(200i) A Reactive Molecular Dynamics Simulation of the Thermal Decomposition in Graphene-Reinforced Polyethylene Oxide

In this work, we have used the Reactive Force Field (ReaxFF) to investigate the thermal decomposition of the virgin and graphene-reinforced polyethylene oxide (PEO). Our objective has been to elucidate the effects of the type and concentration of graphene platelets in the host polymer matrix, as well as the confinement effect of the PEO molecules in the galleries of the graphene platelets, on the kinetics and thermodynamics of the polymer thermal decomposition. We generated six different systems composed of 1) virgin PEO, 2) PEO/graphene with two graphene platelets, 3) PEO/graphene with four graphene platelets, 4) and 5) PEO/graphene oxide (GO) with two and four graphene platelets, respectively, and 6) PEO confined between two graphene platelets.
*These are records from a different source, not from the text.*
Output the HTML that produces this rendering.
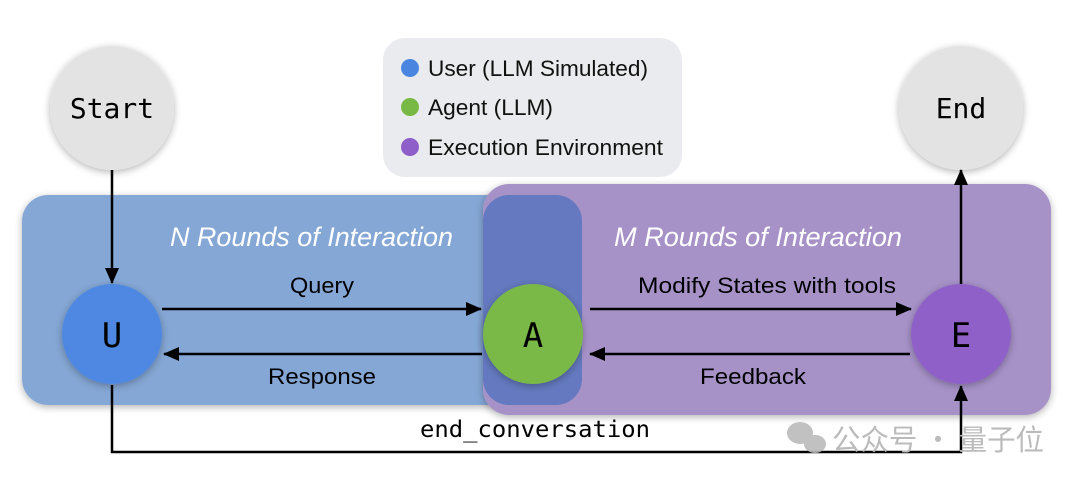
<!DOCTYPE html>
<html><head><meta charset="utf-8"><style>body{margin:0;background:#fff}</style></head><body>
<svg width="1080" height="482" xmlns="http://www.w3.org/2000/svg" font-family="Liberation Sans, sans-serif">
<defs>
<marker id="ar" markerWidth="16" markerHeight="14" refX="15" refY="7" orient="auto" markerUnits="userSpaceOnUse" viewBox="0 0 16 14"><path d="M0,0 L16,7 L0,14 z" fill="#000"/></marker>
<filter id="sh" x="-10%" y="-10%" width="120%" height="120%"><feGaussianBlur in="SourceAlpha" stdDeviation="4"/><feOffset dy="2"/><feComponentTransfer><feFuncA type="linear" slope="0.3"/></feComponentTransfer><feMerge><feMergeNode/><feMergeNode in="SourceGraphic"/></feMerge></filter>
</defs>
<rect x="22" y="195" width="560" height="210" rx="26" fill="#85a7d5" filter="url(#sh)"/>
<rect x="483" y="184" width="568" height="231" rx="26" fill="#a792c8" filter="url(#sh)"/>
<rect x="483" y="195" width="99" height="210" rx="26" fill="#6479bf"/>
<rect x="383" y="38" width="299" height="139" rx="22" fill="#eaebee"/>
<circle cx="410" cy="68" r="9" fill="#4a86e0"/><text x="428" y="76" font-size="22" textLength="220" lengthAdjust="spacingAndGlyphs" fill="#111">User (LLM Simulated)</text>
<circle cx="410" cy="107" r="9" fill="#78b845"/><text x="428" y="115" font-size="22" textLength="125" lengthAdjust="spacingAndGlyphs" fill="#111">Agent (LLM)</text>
<circle cx="410" cy="147" r="9" fill="#8e5fc8"/><text x="428" y="155" font-size="22" textLength="235" lengthAdjust="spacingAndGlyphs" fill="#111">Execution Environment</text>
<circle cx="112" cy="108" r="62" fill="#e3e3e3" filter="url(#sh)"/>
<text x="112" y="118" font-size="28" font-family="DejaVu Sans Mono, monospace" text-anchor="middle">Start</text>
<circle cx="961" cy="108" r="62" fill="#e3e3e3" filter="url(#sh)"/>
<text x="961" y="118" font-size="28" font-family="DejaVu Sans Mono, monospace" text-anchor="middle">End</text>
<text x="170" y="246" font-size="27" font-style="italic" fill="#fff" textLength="283" lengthAdjust="spacingAndGlyphs">N Rounds of Interaction</text>
<text x="614" y="246" font-size="27" font-style="italic" fill="#fff" textLength="288" lengthAdjust="spacingAndGlyphs">M Rounds of Interaction</text>
<text x="290" y="293" font-size="22" textLength="64" lengthAdjust="spacingAndGlyphs">Query</text>
<text x="268" y="384" font-size="22" textLength="108" lengthAdjust="spacingAndGlyphs">Response</text>
<text x="638" y="293" font-size="22" textLength="258" lengthAdjust="spacingAndGlyphs">Modify States with tools</text>
<text x="700" y="384" font-size="22" textLength="106" lengthAdjust="spacingAndGlyphs">Feedback</text>
<g stroke="#000" stroke-width="2.5" fill="none">
<line x1="112" y1="170" x2="112" y2="283" marker-end="url(#ar)"/>
<line x1="961" y1="284" x2="961" y2="170" marker-end="url(#ar)"/>
<line x1="162" y1="309" x2="481" y2="309" marker-end="url(#ar)"/>
<line x1="482" y1="354" x2="164" y2="354" marker-end="url(#ar)"/>
<line x1="590" y1="309" x2="911" y2="309" marker-end="url(#ar)"/>
<line x1="910" y1="354" x2="590" y2="354" marker-end="url(#ar)"/>
<polyline points="112,385 112,452 961,452 961,386" marker-end="url(#ar)"/>
</g>
<ellipse cx="112" cy="334" rx="50" ry="50" fill="#4f88e3" filter="url(#sh)"/>
<ellipse cx="533" cy="334" rx="50" ry="50" fill="#7ab847" filter="url(#sh)"/>
<ellipse cx="961" cy="334" rx="50" ry="50" fill="#8f60c7" filter="url(#sh)"/>
<text x="112" y="347" font-size="34" font-family="DejaVu Sans Mono, monospace" text-anchor="middle">U</text>
<text x="533" y="347" font-size="34" font-family="DejaVu Sans Mono, monospace" text-anchor="middle">A</text>
<text x="961" y="347" font-size="34" font-family="DejaVu Sans Mono, monospace" text-anchor="middle">E</text>
<text x="420" y="437" font-size="23" font-family="DejaVu Sans Mono, monospace" textLength="230" lengthAdjust="spacingAndGlyphs">end_conversation</text>
<g fill="#bbb" opacity="0.9"><ellipse cx="800" cy="433" rx="13" ry="11"/><ellipse cx="815" cy="444" rx="11" ry="9"/></g>
<text x="832" y="450" font-size="29" fill="#bbb" font-family="Noto Sans CJK SC, sans-serif" textLength="212" lengthAdjust="spacingAndGlyphs">公众号 · 量子位</text>
</svg>
</body></html>
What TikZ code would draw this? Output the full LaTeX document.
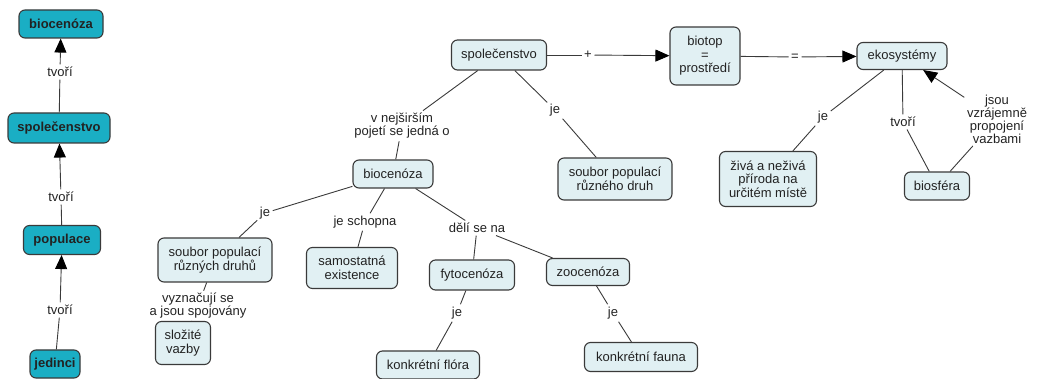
\documentclass[tikz,border=0pt]{standalone}
\usepackage{fontspec}
\setmainfont{Liberation Sans}
\usetikzlibrary{arrows.meta}
\definecolor{cteal}{HTML}{1AAEC4}
\definecolor{lightfill}{HTML}{E1F0F3}
\definecolor{boxline}{HTML}{3A3A3A}
\definecolor{txt}{HTML}{222222}
\begin{document}
\begin{tikzpicture}[x=1pt,y=-1pt,
  box/.style={draw=boxline, line width=1.1pt, rounded corners=6pt, fill=lightfill, align=center, inner sep=0pt, text=txt, font=\fontsize{13}{13.5}\selectfont},
  tbox/.style={box, fill=cteal, font=\bfseries\fontsize{13}{13.5}\selectfont},
  lab/.style={inner sep=2.5pt, align=center, text=txt, font=\fontsize{13}{13}\selectfont},
  conn/.style={draw=boxline, line width=0.9pt},
  arr/.style={conn, -{Triangle[length=14pt,width=12pt,color=black]}}]
\useasboundingbox (0,0) rectangle (1039,379);

% left column
\node[tbox, minimum width=84pt, minimum height=28pt] (L1) at (61,24) {biocenóza};
\node[tbox, minimum width=102pt, minimum height=30pt] (L2) at (59,128) {společenstvo};
\node[tbox, minimum width=77pt, minimum height=29pt] (L3) at (62,240) {populace};
\node[tbox, minimum width=50pt, minimum height=28pt] (L4) at (55,364) {jedinci};
\node[lab] (t1) at (60,72) {tvoří};
\node[lab] (t2) at (61,197) {tvoří};
\node[lab] (t3) at (60,310) {tvoří};
\draw[conn] (L2) -- (t1);
\draw[arr] (t1) -- (L1);
\draw[conn] (L3) -- (t2);
\draw[arr] (t2) -- (L2);
\draw[conn] (L4) -- (t3);
\draw[arr] (t3) -- (L3);

% main map nodes
\node[box, minimum width=95pt, minimum height=30pt] (S) at (499,55) {společenstvo};
\node[box, minimum width=70pt, minimum height=58pt] (B) at (705,56) {biotop\\=\\prostředí};
\node[box, minimum width=90pt, minimum height=27pt] (E) at (902,56) {ekosystémy};
\node[box, minimum width=97pt, minimum height=55pt] (Z) at (768,179) {živá a neživá\\příroda na\\určitém místě};
\node[box, minimum width=65pt, minimum height=28pt] (BS) at (937,186) {biosféra};
\node[box, minimum width=114pt, minimum height=42pt] (SR) at (615,179) {soubor populací\\různého druh};
\node[box, minimum width=80pt, minimum height=28pt] (BC) at (393,174) {biocenóza};
\node[box, minimum width=114pt, minimum height=44pt] (SD) at (215,260) {soubor populací\\různých druhů};
\node[box, minimum width=91pt, minimum height=41pt] (SE) at (352,268) {samostatná\\existence};
\node[box, minimum width=85pt, minimum height=30pt] (FY) at (472,275) {fytocenóza};
\node[box, minimum width=83pt, minimum height=27pt] (ZO) at (588,272) {zoocenóza};
\node[box, minimum width=103pt, minimum height=28pt] (KF) at (428,365) {konkrétní flóra};
\node[box, minimum width=113pt, minimum height=29pt] (KA) at (641,357) {konkrétní fauna};
\node[box, minimum width=55pt, minimum height=43pt] (SV) at (183,343) {složité\\vazby};

% linking phrases
\node[lab] (plus) at (588,55) {+};
\node[lab] (eq) at (795,57) {=};
\node[lab] (je1) at (555,110) {je};
\node[lab] (nej) at (402,126) {v nejširším\\pojetí se jedná o};
\node[lab] (jeE) at (823,117) {je};
\node[lab] (tvE) at (903,122) {tvoří};
\node[lab] (jsou) at (997,119) {jsou\\vzrájemně\\propojení\\vazbami};
\node[lab] (jeB) at (265,213) {je};
\node[lab] (schop) at (365,222) {je schopna};
\node[lab] (deli) at (477,228) {dělí se na};
\node[lab] (jeF) at (457,313) {je};
\node[lab] (jeZ) at (613,313) {je};
\node[lab] (vyz) at (198,306) {vyznačují se\\a jsou spojovány};

% connectors
\draw[conn] (S) -- (plus);
\draw[arr] (plus) -- (B);
\draw[conn] (B) -- (eq);
\draw[arr] (eq) -- (E);
\draw[conn] (S) -- (je1);
\draw[conn] (je1) -- (SR);
\draw[conn] (S) -- (nej);
\draw[conn] (nej) -- (BC);
\draw[conn] (E) -- (jeE);
\draw[conn] (jeE) -- (Z);
\draw[conn] (E) -- (tvE);
\draw[conn] (tvE) -- (BS);
\draw[conn] (BS) -- (jsou);
\draw[arr] (jsou) -- (E);
\draw[conn] (BC) -- (jeB);
\draw[conn] (jeB) -- (SD);
\draw[conn] (BC) -- (schop);
\draw[conn] (schop) -- (SE);
\draw[conn] (BC) -- (deli);
\draw[conn] (deli) -- (FY);
\draw[conn] (deli) -- (ZO);
\draw[conn] (FY) -- (jeF);
\draw[conn] (jeF) -- (KF);
\draw[conn] (ZO) -- (jeZ);
\draw[conn] (jeZ) -- (KA);
\draw[conn] (SD) -- (vyz);
\draw[conn] (vyz) -- (SV);
\end{tikzpicture}
\end{document}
Our first set of NVT simulations were comprised of cook-off simulations from 298 K up to 3,400 K for a total simulation time of 200 ps (a temperature increase rate of 16 K/ps). We used a time step of 0.05 fs for all simulations and controlled the temperature by the Nosé-Hoover thermostat with a damping parameter of 100 fs. We also performed ten independent 20-ps NVT simulations of the virgin PEO and high-concentration PEO/graphene and PEO/GO systems between 2,500-3,400 K with an interval of 100 K. We have quantified and experimentally validated the rate of polymer decomposition as a function of temperature. We have also determined the weight distribution and types of the species formed during the decomposition process. Our initial results show that the onset of PEO decomposition is shifted towards lower temperatures with increasing graphene and GO concentrations. Moreover, in the confined region between the two graphene platelets, the polymer chains decompose into larger species than those formed in the virgin PEO and low-concentration PEO/graphene and PEO/GO systems. For the first time, this study sheds new light on the effect of graphene nanoparticles on the kinetics and thermodynamics of polymer thermal decomposition using a reactive molecular dynamics simulation. Such molecular insight will enable the design of hybrid systems for use in extreme environments.